Pourquoi deux « Palatine » ? L’une jeune que l’on voit beaucoup écrire ou dire à l’avance ce qu’elle couchera plus tard sur le papier, l’autre la plus âgée que l’on verra surtout relire ses lettres, dont beaucoup dorment en attendant en une grande malle, aux fins de les classer et en vue, au fond d’elle même l’espère-t-elle, de leur publication… tandis que la jeune peut se dire que tant qu’elle vivra, elle écrira.
Au départ, l’une comme l’autre a du mal à admette son double. Finalement, cette acceptation l’une de l’autre nous dira l’évidence que pour qui écrit, l’écriture c’est le moyen de se supporter, de vivre tout simplement, d’accepter de la vie ses offrandes, ses déceptions, ses douleurs.
Les deux comédiennes conversent avec le public ou s’entretiennent l’une avec l’autre… de temps à autre l’une des deux interprètes se transforme en partenaire de la Palatine, évoquant brièvement par exemple une garde suisse, le roi Louis XIV….

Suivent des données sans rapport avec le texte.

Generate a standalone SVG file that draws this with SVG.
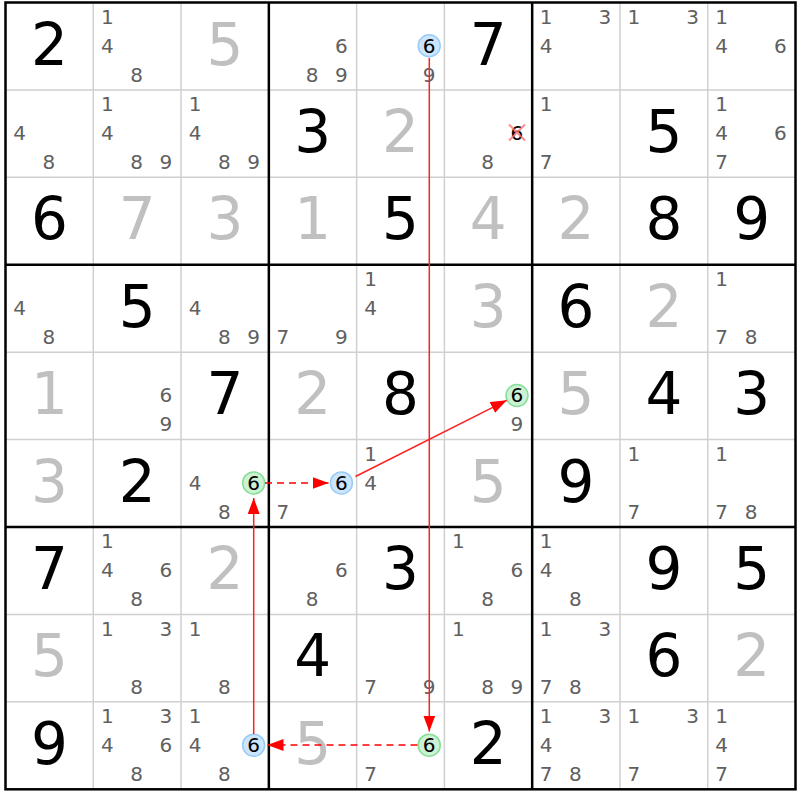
<svg xmlns="http://www.w3.org/2000/svg" width="800" height="800" viewBox="0 0 800 800">
<style>
text{font-family:"DejaVu Sans","Liberation Sans",sans-serif;text-anchor:middle}
.g{font-size:58px;fill:#000}
.s{font-size:58px;fill:#c0c0c0}
.c{font-size:20px;fill:#606060}
.k{font-size:20px;fill:#000}
.hb{fill:#cce5ff;stroke:#99ccf5;stroke-width:1.5}
.hg{fill:#ccf2d4;stroke:#88dd99;stroke-width:1.5}
.thin{stroke:#d0d0d0;stroke-width:1.5;fill:none}
.thick{stroke:#000;stroke-width:2.5;fill:none}
.ar{stroke:#ff2020;stroke-width:1.5;fill:none}
.dash{stroke:#ff0000;stroke-width:1.6;stroke-dasharray:7,5;fill:none}
.x{stroke:#ff7070;stroke-width:2;stroke-opacity:0.8}
</style>
<defs>
<marker id="ah" markerUnits="userSpaceOnUse" markerWidth="16" markerHeight="12" viewBox="0 0 16 12" refX="16" refY="6" orient="auto">
<path d="M0,0 L16,6 L0,12 z" fill="#ff0000"/>
</marker>
</defs>
<rect x="0" y="0" width="800" height="800" fill="#fff"/>
<g id="grid">
<path class="thin" d="M93.28,2.5V789.3M181.06,2.5V789.3M356.62,2.5V789.3M444.4,2.5V789.3M619.96,2.5V789.3M707.74,2.5V789.3M5.5,89.92H795.5M5.5,177.34H795.5M5.5,352.18H795.5M5.5,439.6H795.5M5.5,614.44H795.5M5.5,701.86H795.5"/>
<path class="thick" d="M268.84,2.5V789.3M532.18,2.5V789.3M5.5,264.76H795.5M5.5,527.02H795.5"/>
<rect class="thick" x="5.5" y="2.5" width="790" height="786.8"/>
</g>
<g id="cells">
<!-- row 0 -->
<g id="r0c0" transform="translate(5.5,2.5)"><text class="g" x="43.9" y="62">2</text></g>
<g id="r0c1" transform="translate(93.28,2.5)"><text class="c" x="14" y="21.3">1</text><text class="c" x="14" y="50.3">4</text><text class="c" x="43.3" y="79.3">8</text></g>
<g id="r0c2" transform="translate(181.06,2.5)"><text class="s" x="43.9" y="62">5</text></g>
<g id="r0c3" transform="translate(268.84,2.5)"><text class="c" x="72.6" y="50.3">6</text><text class="c" x="43.3" y="79.3">8</text><text class="c" x="72.6" y="79.3">9</text></g>
<g id="r0c4" transform="translate(356.62,2.5)"><circle class="hb" cx="72.6" cy="43.3" r="11"/><text class="k" x="72.6" y="50.3">6</text><text class="c" x="72.6" y="79.3">9</text></g>
<g id="r0c5" transform="translate(444.4,2.5)"><text class="g" x="43.9" y="62">7</text></g>
<g id="r0c6" transform="translate(532.18,2.5)"><text class="c" x="14" y="21.3">1</text><text class="c" x="72.6" y="21.3">3</text><text class="c" x="14" y="50.3">4</text></g>
<g id="r0c7" transform="translate(619.96,2.5)"><text class="c" x="14" y="21.3">1</text><text class="c" x="72.6" y="21.3">3</text></g>
<g id="r0c8" transform="translate(707.74,2.5)"><text class="c" x="14" y="21.3">1</text><text class="c" x="14" y="50.3">4</text><text class="c" x="72.6" y="50.3">6</text></g>
<!-- row 1 -->
<g id="r1c0" transform="translate(5.5,89.92)"><text class="c" x="14" y="50.3">4</text><text class="c" x="43.3" y="79.3">8</text></g>
<g id="r1c1" transform="translate(93.28,89.92)"><text class="c" x="14" y="21.3">1</text><text class="c" x="14" y="50.3">4</text><text class="c" x="43.3" y="79.3">8</text><text class="c" x="72.6" y="79.3">9</text></g>
<g id="r1c2" transform="translate(181.06,89.92)"><text class="c" x="14" y="21.3">1</text><text class="c" x="14" y="50.3">4</text><text class="c" x="43.3" y="79.3">8</text><text class="c" x="72.6" y="79.3">9</text></g>
<g id="r1c3" transform="translate(268.84,89.92)"><text class="g" x="43.9" y="62">3</text></g>
<g id="r1c4" transform="translate(356.62,89.92)"><text class="s" x="43.9" y="62">2</text></g>
<g id="r1c5" transform="translate(444.4,89.92)"><text class="k" x="72.6" y="50.3">6</text><path class="x" d="M64.6,34.5L80.6,50.5M80.6,34.5L64.6,50.5"/><text class="c" x="43.3" y="79.3">8</text></g>
<g id="r1c6" transform="translate(532.18,89.92)"><text class="c" x="14" y="21.3">1</text><text class="c" x="14" y="79.3">7</text></g>
<g id="r1c7" transform="translate(619.96,89.92)"><text class="g" x="43.9" y="62">5</text></g>
<g id="r1c8" transform="translate(707.74,89.92)"><text class="c" x="14" y="21.3">1</text><text class="c" x="14" y="50.3">4</text><text class="c" x="72.6" y="50.3">6</text><text class="c" x="14" y="79.3">7</text></g>
<!-- row 2 -->
<g id="r2c0" transform="translate(5.5,177.34)"><text class="g" x="43.9" y="62">6</text></g>
<g id="r2c1" transform="translate(93.28,177.34)"><text class="s" x="43.9" y="62">7</text></g>
<g id="r2c2" transform="translate(181.06,177.34)"><text class="s" x="43.9" y="62">3</text></g>
<g id="r2c3" transform="translate(268.84,177.34)"><text class="s" x="43.9" y="62">1</text></g>
<g id="r2c4" transform="translate(356.62,177.34)"><text class="g" x="43.9" y="62">5</text></g>
<g id="r2c5" transform="translate(444.4,177.34)"><text class="s" x="43.9" y="62">4</text></g>
<g id="r2c6" transform="translate(532.18,177.34)"><text class="s" x="43.9" y="62">2</text></g>
<g id="r2c7" transform="translate(619.96,177.34)"><text class="g" x="43.9" y="62">8</text></g>
<g id="r2c8" transform="translate(707.74,177.34)"><text class="g" x="43.9" y="62">9</text></g>
<!-- row 3 -->
<g id="r3c0" transform="translate(5.5,264.76)"><text class="c" x="14" y="50.3">4</text><text class="c" x="43.3" y="79.3">8</text></g>
<g id="r3c1" transform="translate(93.28,264.76)"><text class="g" x="43.9" y="62">5</text></g>
<g id="r3c2" transform="translate(181.06,264.76)"><text class="c" x="14" y="50.3">4</text><text class="c" x="43.3" y="79.3">8</text><text class="c" x="72.6" y="79.3">9</text></g>
<g id="r3c3" transform="translate(268.84,264.76)"><text class="c" x="14" y="79.3">7</text><text class="c" x="72.6" y="79.3">9</text></g>
<g id="r3c4" transform="translate(356.62,264.76)"><text class="c" x="14" y="21.3">1</text><text class="c" x="14" y="50.3">4</text></g>
<g id="r3c5" transform="translate(444.4,264.76)"><text class="s" x="43.9" y="62">3</text></g>
<g id="r3c6" transform="translate(532.18,264.76)"><text class="g" x="43.9" y="62">6</text></g>
<g id="r3c7" transform="translate(619.96,264.76)"><text class="s" x="43.9" y="62">2</text></g>
<g id="r3c8" transform="translate(707.74,264.76)"><text class="c" x="14" y="21.3">1</text><text class="c" x="14" y="79.3">7</text><text class="c" x="43.3" y="79.3">8</text></g>
<!-- row 4 -->
<g id="r4c0" transform="translate(5.5,352.18)"><text class="s" x="43.9" y="62">1</text></g>
<g id="r4c1" transform="translate(93.28,352.18)"><text class="c" x="72.6" y="50.3">6</text><text class="c" x="72.6" y="79.3">9</text></g>
<g id="r4c2" transform="translate(181.06,352.18)"><text class="g" x="43.9" y="62">7</text></g>
<g id="r4c3" transform="translate(268.84,352.18)"><text class="s" x="43.9" y="62">2</text></g>
<g id="r4c4" transform="translate(356.62,352.18)"><text class="g" x="43.9" y="62">8</text></g>
<g id="r4c5" transform="translate(444.4,352.18)"><circle class="hg" cx="72.6" cy="43.3" r="11"/><text class="k" x="72.6" y="50.3">6</text><text class="c" x="72.6" y="79.3">9</text></g>
<g id="r4c6" transform="translate(532.18,352.18)"><text class="s" x="43.9" y="62">5</text></g>
<g id="r4c7" transform="translate(619.96,352.18)"><text class="g" x="43.9" y="62">4</text></g>
<g id="r4c8" transform="translate(707.74,352.18)"><text class="g" x="43.9" y="62">3</text></g>
<!-- row 5 -->
<g id="r5c0" transform="translate(5.5,439.6)"><text class="s" x="43.9" y="62">3</text></g>
<g id="r5c1" transform="translate(93.28,439.6)"><text class="g" x="43.9" y="62">2</text></g>
<g id="r5c2" transform="translate(181.06,439.6)"><text class="c" x="14" y="50.3">4</text><circle class="hg" cx="72.6" cy="43.3" r="11"/><text class="k" x="72.6" y="50.3">6</text><text class="c" x="43.3" y="79.3">8</text></g>
<g id="r5c3" transform="translate(268.84,439.6)"><circle class="hb" cx="72.6" cy="43.3" r="11"/><text class="k" x="72.6" y="50.3">6</text><text class="c" x="14" y="79.3">7</text></g>
<g id="r5c4" transform="translate(356.62,439.6)"><text class="c" x="14" y="21.3">1</text><text class="c" x="14" y="50.3">4</text></g>
<g id="r5c5" transform="translate(444.4,439.6)"><text class="s" x="43.9" y="62">5</text></g>
<g id="r5c6" transform="translate(532.18,439.6)"><text class="g" x="43.9" y="62">9</text></g>
<g id="r5c7" transform="translate(619.96,439.6)"><text class="c" x="14" y="21.3">1</text><text class="c" x="14" y="79.3">7</text></g>
<g id="r5c8" transform="translate(707.74,439.6)"><text class="c" x="14" y="21.3">1</text><text class="c" x="14" y="79.3">7</text><text class="c" x="43.3" y="79.3">8</text></g>
<!-- row 6 -->
<g id="r6c0" transform="translate(5.5,527.02)"><text class="g" x="43.9" y="62">7</text></g>
<g id="r6c1" transform="translate(93.28,527.02)"><text class="c" x="14" y="21.3">1</text><text class="c" x="14" y="50.3">4</text><text class="c" x="72.6" y="50.3">6</text><text class="c" x="43.3" y="79.3">8</text></g>
<g id="r6c2" transform="translate(181.06,527.02)"><text class="s" x="43.9" y="62">2</text></g>
<g id="r6c3" transform="translate(268.84,527.02)"><text class="c" x="72.6" y="50.3">6</text><text class="c" x="43.3" y="79.3">8</text></g>
<g id="r6c4" transform="translate(356.62,527.02)"><text class="g" x="43.9" y="62">3</text></g>
<g id="r6c5" transform="translate(444.4,527.02)"><text class="c" x="14" y="21.3">1</text><text class="c" x="72.6" y="50.3">6</text><text class="c" x="43.3" y="79.3">8</text></g>
<g id="r6c6" transform="translate(532.18,527.02)"><text class="c" x="14" y="21.3">1</text><text class="c" x="14" y="50.3">4</text><text class="c" x="43.3" y="79.3">8</text></g>
<g id="r6c7" transform="translate(619.96,527.02)"><text class="g" x="43.9" y="62">9</text></g>
<g id="r6c8" transform="translate(707.74,527.02)"><text class="g" x="43.9" y="62">5</text></g>
<!-- row 7 -->
<g id="r7c0" transform="translate(5.5,614.44)"><text class="s" x="43.9" y="62">5</text></g>
<g id="r7c1" transform="translate(93.28,614.44)"><text class="c" x="14" y="21.3">1</text><text class="c" x="72.6" y="21.3">3</text><text class="c" x="43.3" y="79.3">8</text></g>
<g id="r7c2" transform="translate(181.06,614.44)"><text class="c" x="14" y="21.3">1</text><text class="c" x="43.3" y="79.3">8</text></g>
<g id="r7c3" transform="translate(268.84,614.44)"><text class="g" x="43.9" y="62">4</text></g>
<g id="r7c4" transform="translate(356.62,614.44)"><text class="c" x="14" y="79.3">7</text><text class="c" x="72.6" y="79.3">9</text></g>
<g id="r7c5" transform="translate(444.4,614.44)"><text class="c" x="14" y="21.3">1</text><text class="c" x="43.3" y="79.3">8</text><text class="c" x="72.6" y="79.3">9</text></g>
<g id="r7c6" transform="translate(532.18,614.44)"><text class="c" x="14" y="21.3">1</text><text class="c" x="72.6" y="21.3">3</text><text class="c" x="14" y="79.3">7</text><text class="c" x="43.3" y="79.3">8</text></g>
<g id="r7c7" transform="translate(619.96,614.44)"><text class="g" x="43.9" y="62">6</text></g>
<g id="r7c8" transform="translate(707.74,614.44)"><text class="s" x="43.9" y="62">2</text></g>
<!-- row 8 -->
<g id="r8c0" transform="translate(5.5,701.86)"><text class="g" x="43.9" y="62">9</text></g>
<g id="r8c1" transform="translate(93.28,701.86)"><text class="c" x="14" y="21.3">1</text><text class="c" x="72.6" y="21.3">3</text><text class="c" x="14" y="50.3">4</text><text class="c" x="72.6" y="50.3">6</text><text class="c" x="43.3" y="79.3">8</text></g>
<g id="r8c2" transform="translate(181.06,701.86)"><text class="c" x="14" y="21.3">1</text><text class="c" x="14" y="50.3">4</text><circle class="hb" cx="72.6" cy="43.3" r="11"/><text class="k" x="72.6" y="50.3">6</text><text class="c" x="43.3" y="79.3">8</text></g>
<g id="r8c3" transform="translate(268.84,701.86)"><text class="s" x="43.9" y="62">5</text></g>
<g id="r8c4" transform="translate(356.62,701.86)"><circle class="hg" cx="72.6" cy="43.3" r="11"/><text class="k" x="72.6" y="50.3">6</text><text class="c" x="14" y="79.3">7</text></g>
<g id="r8c5" transform="translate(444.4,701.86)"><text class="g" x="43.9" y="62">2</text></g>
<g id="r8c6" transform="translate(532.18,701.86)"><text class="c" x="14" y="21.3">1</text><text class="c" x="72.6" y="21.3">3</text><text class="c" x="14" y="50.3">4</text><text class="c" x="14" y="79.3">7</text><text class="c" x="43.3" y="79.3">8</text></g>
<g id="r8c7" transform="translate(619.96,701.86)"><text class="c" x="14" y="21.3">1</text><text class="c" x="72.6" y="21.3">3</text><text class="c" x="14" y="79.3">7</text></g>
<g id="r8c8" transform="translate(707.74,701.86)"><text class="c" x="14" y="21.3">1</text><text class="c" x="14" y="50.3">4</text><text class="c" x="14" y="79.3">7</text></g>
</g>
<g id="connectors">
<path class="ar" d="M429.3,58 L429.3,731.5" marker-end="url(#ah)"/>
<path class="dash" d="M417.5,745 L267.5,745" marker-end="url(#ah)"/>
<path class="ar" d="M253.7,734 L253.7,498" marker-end="url(#ah)"/>
<path class="dash" d="M265,483 L328.5,483" marker-end="url(#ah)"/>
<path class="ar" d="M355.5,476.5 L506.7,400.3" marker-end="url(#ah)"/>
</g>
</svg>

Nous voulons faire un travail de haute précision qui n’en ait pas l’air mais qui au contraire doit sembler s’improviser. Cela nous l’espérons pour la plus grande joie des spectateurs.
Pour réussir cela, il fallait faire appel aux costumes et à la scénographie d’Anne-Marie Underdown, à la lumière de Pierre Peyronnet et pour le son et l’ameublement au précieux concours de la Comédie française.